- [Requirements] Copy exactly the lines from the start of the material through the line with "const AXIS_LINE = '#d9d9d9';". Pictures stay out of the copy.

- [Available data]
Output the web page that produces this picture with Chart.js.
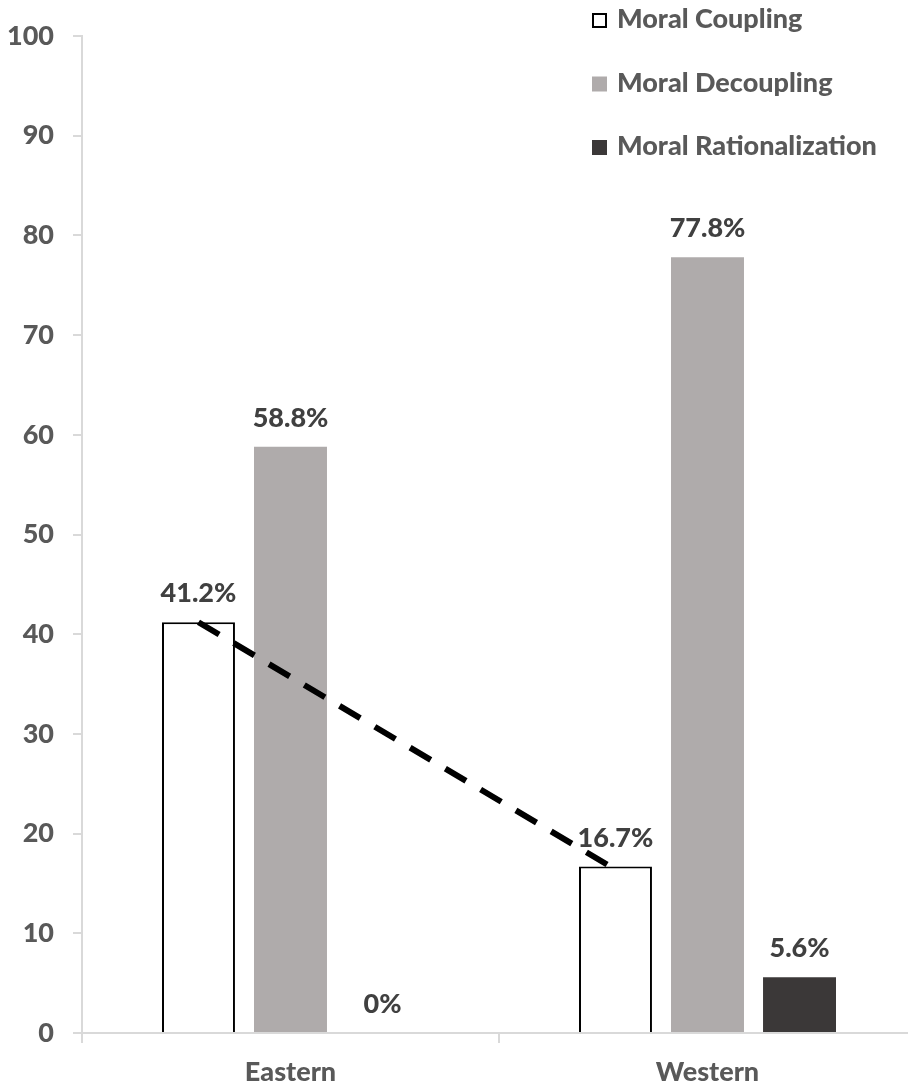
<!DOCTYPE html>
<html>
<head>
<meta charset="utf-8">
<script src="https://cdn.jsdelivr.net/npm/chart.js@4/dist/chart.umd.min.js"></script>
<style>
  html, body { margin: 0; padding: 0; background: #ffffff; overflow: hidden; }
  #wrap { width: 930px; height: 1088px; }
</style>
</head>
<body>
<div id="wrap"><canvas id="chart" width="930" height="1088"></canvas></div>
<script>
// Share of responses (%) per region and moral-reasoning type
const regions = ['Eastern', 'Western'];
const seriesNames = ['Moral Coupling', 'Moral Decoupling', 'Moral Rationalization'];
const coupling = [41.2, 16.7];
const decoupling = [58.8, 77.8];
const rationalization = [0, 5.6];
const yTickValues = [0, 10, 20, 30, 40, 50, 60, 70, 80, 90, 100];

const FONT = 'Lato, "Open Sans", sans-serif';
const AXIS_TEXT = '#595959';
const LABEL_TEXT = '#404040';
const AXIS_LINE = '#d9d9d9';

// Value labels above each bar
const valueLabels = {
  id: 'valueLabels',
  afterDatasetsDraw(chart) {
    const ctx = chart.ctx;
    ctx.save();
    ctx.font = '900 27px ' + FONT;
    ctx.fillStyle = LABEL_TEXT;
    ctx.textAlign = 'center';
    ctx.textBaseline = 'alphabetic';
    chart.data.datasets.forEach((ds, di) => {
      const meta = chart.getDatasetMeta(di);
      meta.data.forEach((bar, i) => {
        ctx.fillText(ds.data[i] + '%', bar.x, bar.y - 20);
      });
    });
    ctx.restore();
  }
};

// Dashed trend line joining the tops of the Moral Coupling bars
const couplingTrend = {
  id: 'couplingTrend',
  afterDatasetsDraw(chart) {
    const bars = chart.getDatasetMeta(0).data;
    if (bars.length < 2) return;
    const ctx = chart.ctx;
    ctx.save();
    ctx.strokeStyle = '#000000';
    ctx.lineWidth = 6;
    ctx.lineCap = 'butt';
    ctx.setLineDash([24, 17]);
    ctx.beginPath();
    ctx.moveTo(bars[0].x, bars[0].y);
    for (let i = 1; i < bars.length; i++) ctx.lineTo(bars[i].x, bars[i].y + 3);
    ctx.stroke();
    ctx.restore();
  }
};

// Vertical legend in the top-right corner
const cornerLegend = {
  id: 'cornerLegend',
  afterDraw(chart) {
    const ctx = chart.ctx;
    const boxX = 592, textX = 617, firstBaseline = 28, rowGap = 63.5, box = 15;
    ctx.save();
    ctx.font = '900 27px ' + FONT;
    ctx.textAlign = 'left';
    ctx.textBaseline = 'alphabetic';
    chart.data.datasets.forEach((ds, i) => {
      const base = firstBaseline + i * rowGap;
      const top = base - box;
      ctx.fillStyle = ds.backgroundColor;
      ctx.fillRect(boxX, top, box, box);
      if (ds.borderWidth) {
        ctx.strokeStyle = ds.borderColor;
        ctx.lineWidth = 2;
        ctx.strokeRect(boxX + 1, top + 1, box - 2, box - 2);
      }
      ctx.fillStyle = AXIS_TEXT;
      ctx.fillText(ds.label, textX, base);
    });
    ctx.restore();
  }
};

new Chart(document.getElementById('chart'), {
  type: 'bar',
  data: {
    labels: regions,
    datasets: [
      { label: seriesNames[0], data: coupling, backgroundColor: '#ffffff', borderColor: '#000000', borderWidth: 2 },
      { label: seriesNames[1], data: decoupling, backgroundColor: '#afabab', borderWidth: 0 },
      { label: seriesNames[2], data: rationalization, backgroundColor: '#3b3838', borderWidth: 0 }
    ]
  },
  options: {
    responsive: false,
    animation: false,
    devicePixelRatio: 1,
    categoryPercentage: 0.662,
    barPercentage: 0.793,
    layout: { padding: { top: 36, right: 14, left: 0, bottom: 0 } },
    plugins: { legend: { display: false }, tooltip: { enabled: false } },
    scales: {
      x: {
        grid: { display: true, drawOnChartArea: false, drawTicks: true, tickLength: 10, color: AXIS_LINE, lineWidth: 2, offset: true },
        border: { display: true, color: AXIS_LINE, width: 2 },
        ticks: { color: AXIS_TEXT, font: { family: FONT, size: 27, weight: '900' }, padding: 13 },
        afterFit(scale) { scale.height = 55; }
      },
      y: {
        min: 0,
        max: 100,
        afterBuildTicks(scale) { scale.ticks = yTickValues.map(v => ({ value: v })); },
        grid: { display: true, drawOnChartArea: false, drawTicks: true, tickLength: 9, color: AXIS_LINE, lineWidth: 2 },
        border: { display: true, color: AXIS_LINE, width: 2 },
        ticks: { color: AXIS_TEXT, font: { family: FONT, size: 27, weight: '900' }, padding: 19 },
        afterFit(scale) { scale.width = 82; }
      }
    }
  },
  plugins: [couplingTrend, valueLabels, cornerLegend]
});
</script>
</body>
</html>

- [Result of the exercise]
Output the web page that produces this picture with Chart.js.
<!DOCTYPE html>
<html>
<head>
<meta charset="utf-8">
<script src="https://cdn.jsdelivr.net/npm/chart.js@4/dist/chart.umd.min.js"></script>
<style>
  html, body { margin: 0; padding: 0; background: #ffffff; overflow: hidden; }
  #wrap { width: 930px; height: 1088px; }
</style>
</head>
<body>
<div id="wrap"><canvas id="chart" width="930" height="1088"></canvas></div>
<script>
// Share of responses (%) per region and moral-reasoning type
const regions = ['Eastern', 'Western'];
const seriesNames = ['Moral Coupling', 'Moral Decoupling', 'Moral Rationalization'];
const coupling = [41.2, 16.7];
const decoupling = [58.8, 77.8];
const rationalization = [0, 5.6];
const yTickValues = [0, 10, 20, 30, 40, 50, 60, 70, 80, 90, 100];

const FONT = 'Lato, "Open Sans", sans-serif';
const AXIS_TEXT = '#595959';
const LABEL_TEXT = '#404040';
const AXIS_LINE = '#d9d9d9';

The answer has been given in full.